Another feature the city wanted in its new public chargers was a
mix of charging speeds—including slower-working Level 2 chargers and faster
Level 3 chargers.
While some people want a quick recharge, local residents or
visitors enjoying the nightlife or waterfront might prefer a slower option with
less expensive fees, Sharp said. The city’s current chargers, for example, cost
$1 an hour for a vehicle that is actively charging but $3 an hour after the
process is complete. The idea is to encourage drivers to move their vehicles
when they’re done, so other drivers can use the charger.
But hurrying back is also a way to disrupt a pleasant evening
and fast chargers can refuel some vehicles in as little time as 30 minutes.
“Fast charging could actually be too fast,” Sharp said.
Volta sees its Hoboken deployment as a “watershed moment” that
could help the company study how highly visible charging infrastructure affects
residents’ perception of charging availability or scarcity, said John Stuckey,
the company’s vice president of public network development and data products.
(Volta analyzes data about EVs to help communities determine what kinds of
chargers they need to deploy and where.)
“We’re going to look at the perception of EV charging
availability before the network goes in, and then after, because we
fundamentally believe … if you build it right, they will come,” Stuckey said.
Volta’s chargers are especially visible because of their video
screens displaying advertisements. But Stuckey said that the revenue generated
from those displays also helps the rest of the charging infrastructure fit
better into busy roadside environments.
“Because of our multiple revenue streams, we’re making money day
one on the sponsorship opportunity,” he said. Stuckey said this means the
company can afford higher construction costs to keep support equipment for
charging infrastructure hidden and out of the way, while placing chargers
themselves in prime locations.
“You’re still honoring the pedestrian flow and the look and feel
of the city,” he added. “But it’s not easy.”
Sharp, from the city, said picking individual spots is a “unique
challenge” because the locations have to work for both the transportation and
electric infrastructure. A spot that might look good from a transportation
perspective might be a “terrible” choice because it’s too far away from a power
supply or would require expensive trenching, he said.
What’s more, dedicating a spot for a charger “locks in” that
parking space, which can affect plans to add bus lanes, bike lanes or other
curbside features
Generally, both Volta and the city want the chargers in
higher-traffic areas, he said.

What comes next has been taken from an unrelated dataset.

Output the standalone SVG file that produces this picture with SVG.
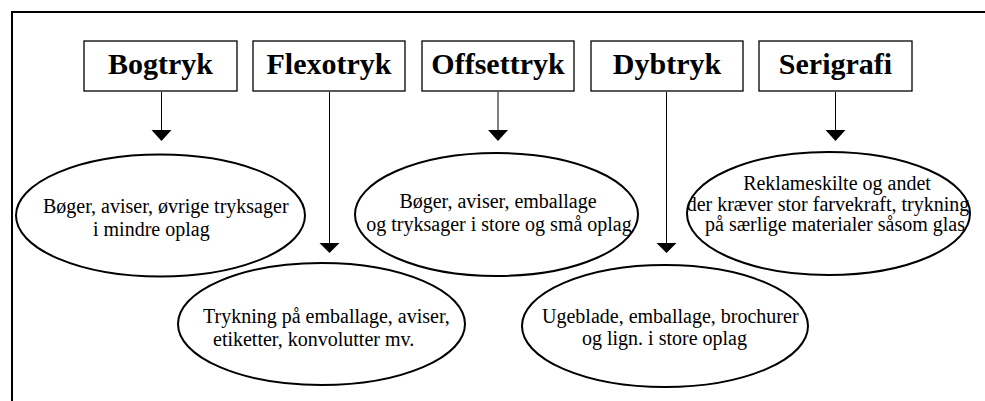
<svg xmlns="http://www.w3.org/2000/svg" width="985" height="401" viewBox="0 0 985 401">
  <style>
    .frame { fill: none; stroke: #000; stroke-width: 2; }
    .box { fill: #fff; stroke: #000; stroke-width: 1.3; }
    .title { font-weight: bold; font-size: 30px; fill: #000; text-anchor: middle; }
    .oval { fill: #fff; stroke: #000; stroke-width: 2; }
    .desc { font-size: 20px; fill: #000; }
    .mid { text-anchor: middle; }
    .conn line { stroke: #000; stroke-width: 1; }
    .conn polygon { fill: #000; }
  </style>
  <rect width="985" height="401" fill="#fff"/>

  <!-- open frame: top and left edges only -->
  <path class="frame" d="M12,401 V12 H985"/>

  <g font-family="'Liberation Serif', Tinos, 'Times New Roman', 'DejaVu Serif', serif">
  <!-- process boxes -->
  <g id="bogtryk">
    <rect class="box" x="84" y="41" width="153" height="50"/>
    <text class="title" x="160.5" y="74">Bogtryk</text>
  </g>
  <g id="flexotryk">
    <rect class="box" x="253" y="41" width="152" height="50"/>
    <text class="title" x="329" y="74">Flexotryk</text>
  </g>
  <g id="offsettryk">
    <rect class="box" x="422" y="41" width="152" height="50"/>
    <text class="title" x="498" y="74">Offsettryk</text>
  </g>
  <g id="dybtryk">
    <rect class="box" x="591" y="41" width="152" height="50"/>
    <text class="title" x="667" y="74">Dybtryk</text>
  </g>
  <g id="serigrafi">
    <rect class="box" x="759" y="41" width="153" height="50"/>
    <text class="title" x="835.5" y="74">Serigrafi</text>
  </g>

  <!-- arrows from each process to its uses -->
  <g id="connectors" class="conn">
    <line x1="161.5" y1="92" x2="161.5" y2="131"/>
    <polygon points="151.5,130 171.5,130 161.5,141"/>
    <line x1="329.5" y1="92" x2="329.5" y2="244"/>
    <polygon points="319.5,243 339.5,243 329.5,253"/>
    <line x1="498" y1="92" x2="498" y2="131"/>
    <polygon points="488,130 508,130 498,141"/>
    <line x1="666.5" y1="92" x2="666.5" y2="244"/>
    <polygon points="656.5,243 676.5,243 666.5,253"/>
    <line x1="835.5" y1="92" x2="835.5" y2="131"/>
    <polygon points="825.5,130 845.5,130 835.5,141"/>
  </g>

  <!-- uses -->
  <g id="brug-bogtryk">
    <ellipse class="oval" cx="160.5" cy="215.5" rx="144.5" ry="61"/>
    <text class="desc" x="43" y="213">Bøger, aviser, øvrige tryksager</text>
    <text class="desc" x="93" y="236">i mindre oplag</text>
  </g>
  <g id="brug-offsettryk">
    <ellipse class="oval" cx="496.5" cy="214.5" rx="141.5" ry="61.5"/>
    <text class="desc mid" x="498" y="208">Bøger, aviser, emballage</text>
    <text class="desc mid" x="499" y="231">og tryksager i store og små oplag</text>
  </g>
  <g id="brug-serigrafi">
    <ellipse class="oval" cx="828.5" cy="213.5" rx="141.5" ry="61.5"/>
    <text class="desc mid" x="837" y="190">Reklameskilte og andet</text>
    <text class="desc mid" x="828" y="211">der kræver stor farvekraft, trykning</text>
    <text class="desc mid" x="835" y="231">på særlige materialer såsom glas</text>
  </g>
  <g id="brug-flexotryk">
    <ellipse class="oval" cx="321.5" cy="324" rx="143.5" ry="61"/>
    <text class="desc" x="203" y="323">Trykning på emballage, aviser,</text>
    <text class="desc" x="213" y="346">etiketter, konvolutter mv.</text>
  </g>
  <g id="brug-dybtryk">
    <ellipse class="oval" cx="665" cy="326" rx="143" ry="61"/>
    <text class="desc" x="542" y="323">Ugeblade, emballage, brochurer</text>
    <text class="desc" x="582" y="345">og lign. i store oplag</text>
  </g>
  </g>
</svg>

More eyes on the ads could mean more money for
Volta, while city officials don’t want ads in front of people’s homes on
residential streets.
But Sharp said the city will experiment to find the right mix.
“If we have a few stations that are in more residential areas,
we could, in theory, have the charging station function as a charging station
during the day and then, at say six o’clock every day, it could default to
resident permit parking so people could park their car there overnight,
regardless of whether they have an EV or not,” Sharp said.
“These are
options that we’ll be exploring,” he added. “There may not be a one-size-fits
-all solution for every station in the community.”